Keeping a referral register has helped keep tabs on referral payments, Mr Bice says.

“It’s a good way of tracking clients in order to pay that referrer a fee,” he says.

Kandu Finance’s Jeana Scott is currently in the process of reviewing her entire referral network to fit her evolving business needs.

Ms Scott had paid and accepted a referral fee in the past, but the NCCP regulations have created an unreasonable amount of work for the broker.

“The work that we have to do and the due diligence that we have to undertake means it really is not financially viable to do that anymore,” Ms Scott says.

“I personally do not see myself dealing with any referrers in the future that expect me to charge a fee,” she says.
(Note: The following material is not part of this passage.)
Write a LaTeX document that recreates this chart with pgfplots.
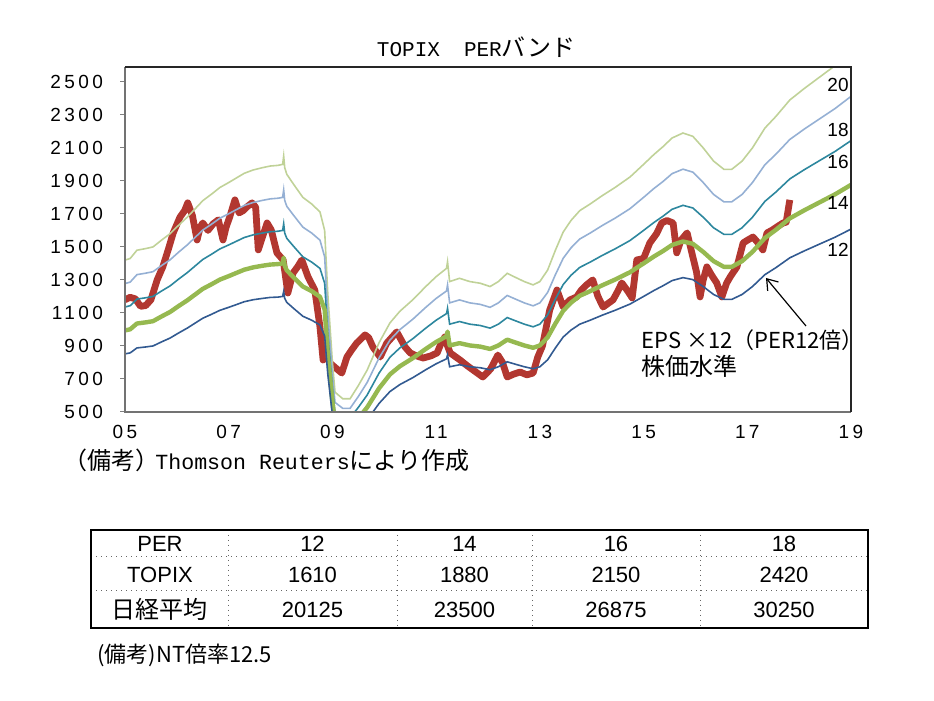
\documentclass[border=0pt]{standalone}
\usepackage{pgfplots}
\usepackage{pgfplotstable}
\pgfplotsset{compat=1.18}
\usetikzlibrary{arrows.meta}
\usepackage{fontspec}
\setmainfont{Liberation Sans}
\newfontfamily\cjk{Noto Sans CJK JP}
\newfontfamily\mono{Liberation Mono}
\newfontfamily\tickfont[LetterSpace=18]{Liberation Sans}
\newcommand\M[1]{{\mono\fontsize{10.5}{12}\selectfont #1}}
\newcommand\J[1]{{\cjk\fontsize{12}{14}\selectfont #1}}
\definecolor{c20}{RGB}{192,210,152}
\definecolor{c18}{RGB}{149,176,212}
\definecolor{c16}{RGB}{45,135,158}
\definecolor{c14}{RGB}{150,185,80}
\definecolor{c12}{RGB}{50,90,145}
\definecolor{ctopix}{RGB}{178,55,48}

\pgfplotstableread{
t p12 p14 p16 p18 p20
2005.00 852 994 1136 1278 1420
2005.10 858 1001 1144 1287 1430
2005.23 888 1036 1184 1332 1480
2005.40 894 1043 1192 1341 1490
2005.54 900 1050 1200 1350 1500
2005.70 924 1078 1232 1386 1540
2005.87 948 1106 1264 1422 1580
2006.03 978 1141 1304 1467 1630
2006.20 1008 1176 1344 1512 1680
2006.35 1038 1211 1384 1557 1730
2006.50 1068 1246 1424 1602 1780
2006.67 1092 1274 1456 1638 1820
2006.83 1116 1302 1488 1674 1860
2007.00 1134 1323 1512 1701 1890
2007.16 1152 1344 1536 1728 1920
2007.30 1168 1362 1557 1751 1946
2007.47 1180 1376 1573 1769 1966
2007.65 1188 1386 1584 1782 1980
2007.80 1194 1393 1592 1791 1990
2007.95 1196 1396 1595 1795 1994
2008.04 1200 1400 1600 1800 2000
2008.06 1230 1435 1640 1845 2050
2008.08 1188 1386 1584 1782 1980
2008.12 1164 1358 1552 1746 1940
2008.25 1128 1316 1504 1692 1880
2008.43 1080 1260 1440 1620 1800
2008.60 1056 1232 1408 1584 1760
2008.76 1027 1198 1370 1541 1712
2008.85 960 1120 1280 1440 1600
2008.91 732 854 976 1098 1220
2009.00 480 560 640 720 800
2009.05 372 434 496 558 620
2009.20 348 406 464 522 580
2009.34 348 406 464 522 580
2009.50 396 462 528 594 660
2009.67 452 528 603 679 754
2009.90 552 644 736 828 920
2010.11 624 728 832 936 1040
2010.30 666 777 888 999 1110
2010.55 708 826 944 1062 1180
2010.80 756 882 1008 1134 1260
2011.00 792 924 1056 1188 1320
2011.20 822 959 1096 1233 1370
2011.22 846 987 1128 1269 1410
2011.26 774 903 1032 1161 1290
2011.45 786 917 1048 1179 1310
2011.65 774 903 1032 1161 1290
2011.85 768 896 1024 1152 1280
2012.04 756 882 1008 1134 1260
2012.20 774 903 1032 1161 1290
2012.37 804 938 1072 1206 1340
2012.50 792 924 1056 1188 1320
2012.70 774 903 1032 1161 1290
2012.87 762 889 1016 1143 1270
2013.00 774 903 1032 1161 1290
2013.15 816 952 1088 1224 1360
2013.30 888 1036 1184 1332 1480
2013.45 954 1113 1272 1431 1590
2013.60 996 1162 1328 1494 1660
2013.77 1032 1204 1376 1548 1720
2013.97 1056 1232 1408 1584 1760
2014.20 1086 1267 1448 1629 1810
2014.45 1116 1302 1488 1674 1860
2014.74 1154 1347 1539 1732 1924
2015.00 1200 1400 1600 1800 2000
2015.20 1236 1442 1648 1854 2060
2015.37 1264 1474 1685 1895 2106
2015.55 1296 1512 1728 1944 2160
2015.76 1314 1533 1752 1971 2190
2015.95 1302 1519 1736 1953 2170
2016.15 1260 1470 1680 1890 2100
2016.35 1212 1414 1616 1818 2020
2016.55 1182 1379 1576 1773 1970
2016.70 1182 1379 1576 1773 1970
2016.90 1212 1414 1616 1818 2020
2017.10 1260 1470 1680 1890 2100
2017.34 1332 1554 1776 1998 2220
2017.55 1374 1603 1832 2061 2290
2017.82 1434 1673 1912 2151 2390
2018.10 1476 1722 1968 2214 2460
2018.40 1518 1771 2024 2277 2530
2018.70 1560 1820 2080 2340 2600
2019.00 1608 1876 2144 2412 2680
}\bands

\pgfplotstableread{
t v
2005.00 1180
2005.10 1195
2005.20 1185
2005.30 1140
2005.40 1145
2005.50 1180
2005.62 1300
2005.73 1380
2005.85 1500
2005.93 1585
2006.06 1680
2006.15 1720
2006.21 1767
2006.30 1690
2006.39 1542
2006.45 1620
2006.50 1645
2006.60 1600
2006.70 1640
2006.80 1664
2006.89 1542
2006.95 1620
2007.02 1682
2007.12 1785
2007.20 1706
2007.28 1720
2007.35 1742
2007.45 1767
2007.52 1740
2007.57 1482
2007.65 1560
2007.74 1645
2007.82 1603
2007.93 1464
2008.05 1421
2008.14 1221
2008.24 1342
2008.33 1380
2008.41 1421
2008.53 1318
2008.66 1239
2008.76 1015
2008.82 815
2008.88 850
2008.95 797
2009.05 770
2009.18 736
2009.28 833
2009.38 880
2009.47 918
2009.63 967
2009.70 950
2009.78 894
2009.92 833
2010.05 918
2010.24 985
2010.32 940
2010.40 894
2010.50 858
2010.62 840
2010.75 827
2010.90 840
2011.02 858
2011.10 920
2011.17 955
2011.22 900
2011.27 858
2011.46 815
2011.60 780
2011.71 755
2011.82 730
2011.90 712
2012.05 760
2012.19 845
2012.28 800
2012.37 712
2012.50 730
2012.62 742
2012.75 725
2012.87 736
2012.96 833
2013.05 900
2013.19 1118
2013.33 1239
2013.45 1136
2013.58 1179
2013.71 1197
2013.80 1239
2013.90 1270
2014.02 1300
2014.12 1200
2014.22 1136
2014.41 1179
2014.50 1230
2014.58 1282
2014.70 1230
2014.78 1191
2014.87 1421
2015.00 1430
2015.12 1524
2015.25 1580
2015.35 1645
2015.45 1660
2015.57 1645
2015.64 1464
2015.72 1540
2015.84 1585
2015.95 1439
2016.02 1350
2016.09 1197
2016.15 1300
2016.22 1379
2016.31 1330
2016.41 1282
2016.51 1197
2016.60 1280
2016.67 1318
2016.80 1379
2016.92 1524
2017.00 1540
2017.11 1560
2017.22 1520
2017.30 1482
2017.38 1585
2017.47 1600
2017.57 1621
2017.69 1645
2017.75 1650
2017.82 1785
}\topix

\begin{document}
\begin{tikzpicture}[x=0.5pt,y=0.5pt]
\useasboundingbox (0,0) rectangle (934,701);
\begin{axis}[
  name=ax,
  at={(62.5pt,144.5pt)}, anchor=south west,
  scale only axis, width=363pt, height=172.5pt,
  xmin=2005, xmax=2019, ymin=500, ymax=2590,
  axis line style={draw=none},
  xtick={2005,2007,...,2019},
  xticklabels={05,07,09,11,13,15,17,19},
  ytick={500,700,...,2500},
  /pgf/number format/1000 sep={},
  /pgf/number format/assume math mode=true,
  ticklabel style={font=\tickfont\fontsize{9.5}{11}\selectfont, text=black},
  tick align=outside, tick pos=left,
  major tick length=2.5pt,
  ytick style={draw=gray, line width=0.5pt},
  xtick style={draw=none},
  yticklabel style={xshift=-5pt},
  xticklabel style={yshift=-0.5pt},
  clip=true,
]
\addplot[ctopix, line width=3.4pt, line join=round] table[x=t,y=v]{\topix};
\addplot[c20, line width=0.8pt] table[x=t,y=p20]{\bands};
\addplot[c18, line width=0.8pt] table[x=t,y=p18]{\bands};
\addplot[c16, line width=0.8pt] table[x=t,y=p16]{\bands};
\addplot[c14, line width=2.2pt, line join=round] table[x=t,y=p14]{\bands};
\addplot[c12, line width=0.8pt] table[x=t,y=p12]{\bands};
\end{axis}
\draw[gray!90!black, line width=0.6pt] (ax.north west) -- (ax.south west) -- (ax.south east);
\draw[black!85, line width=0.7pt] (ax.north west) -- (ax.north east) -- (ax.south east);

% band labels
\node[anchor=east, inner sep=0pt] at (849,616) {\fontsize{9.5}{11}\selectfont 20};
\node[anchor=east, inner sep=0pt] at (849,571) {\fontsize{9.5}{11}\selectfont 18};
\node[anchor=east, inner sep=0pt] at (849,539) {\fontsize{9.5}{11}\selectfont 16};
\node[anchor=east, inner sep=0pt] at (849,498) {\fontsize{9.5}{11}\selectfont 14};
\node[anchor=east, inner sep=0pt] at (849,451) {\fontsize{9.5}{11}\selectfont 12};

% annotation
\node[anchor=west, inner sep=0pt] at (641,361) {\cjk\fontsize{11}{13}\selectfont EPS ×12（PER12倍）};
\node[anchor=west, inner sep=0pt] at (641,335) {\cjk\fontsize{12}{14}\selectfont 株価水準};
\draw[line width=0.6pt, -{Straight Barb[length=5pt,width=7pt]}] (806,375) -- (766,423);

% title
\node[inner sep=0pt] at (476,654) {\M{TOPIX}\J{　}\M{PER}\J{バンド}};

% footnote
\node[anchor=west, inner sep=0pt] at (63,241) {\J{（備考）}\hspace{-2pt}{\mono\fontsize{10.8}{12}\selectfont Thomson Reuters}\J{により作成}};

% table
\draw[black!60, dotted, line width=0.5pt] (91,144) -- (868,144) (91,110) -- (868,110);
\draw[black!60, dotted, line width=0.5pt] (228,171) -- (228,73) (397,171) -- (397,73) (532,171) -- (532,73) (700,171) -- (700,73);
\draw[black, line width=1.2pt] (91,73) rectangle (868,171);
\begin{scope}[every node/.style={inner sep=0pt, font=\fontsize{11}{13}\selectfont}]
\node at (160,157.5) {PER};
\node at (312.5,157.5) {12};
\node at (464.5,157.5) {14};
\node at (616,157.5) {16};
\node at (784,157.5) {18};
\node at (160,126) {TOPIX};
\node at (312.5,126) {1610};
\node at (464.5,126) {1880};
\node at (616,126) {2150};
\node at (784,126) {2420};
\node at (160,91.5) {\cjk\fontsize{12}{14}\selectfont 日経平均};
\node at (312.5,91.5) {20125};
\node at (464.5,91.5) {23500};
\node at (616,91.5) {26875};
\node at (784,91.5) {30250};
\end{scope}
\node[anchor=west, inner sep=0pt] at (97,46) {\cjk\fontsize{11}{13}\selectfont (備考)NT倍率12.5};
\end{tikzpicture}
\end{document}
“The ones that I have approached so far have agreed with that change in the referral arrangement.”

For referral partners, having a trusted broker who services referrals with a progressive attitude is more important than being financially compensated.

“Trust and integrity are the most important things,” Keshab Chartered Accountant principal Munzural Khan says.

“Creativity and assertiveness comes second and beyond that, I would hope that all of my broker partners strive to go that extra mile when dealing my clients,” he says.

Referral agreements must be between two individuals, not an individual and a business.

Referrers should be mindful of the specific broker they pass their clients onto, PRD nationwide’s Mark Kentwell says.

“It’s not just the firm you’re dealing with, it’s the employees of that firm.”

“A word of caution to those dealing with firms is that you need to know the person who is going to be talking to the client,” he says.

“If you refer them over to someone who is a great salesperson or the director of that firm and they are fantastic, great, but if someone else is dealing with them and they are not proactive and they don’t understand the importance of your referral relationship, they might not treat your leads as well as they should,” Mr Kentwell says.

For this reason, finding a likeminded broker willing to go the extra mile is crucial.

“A can-do attitude is the number one thing,” he says.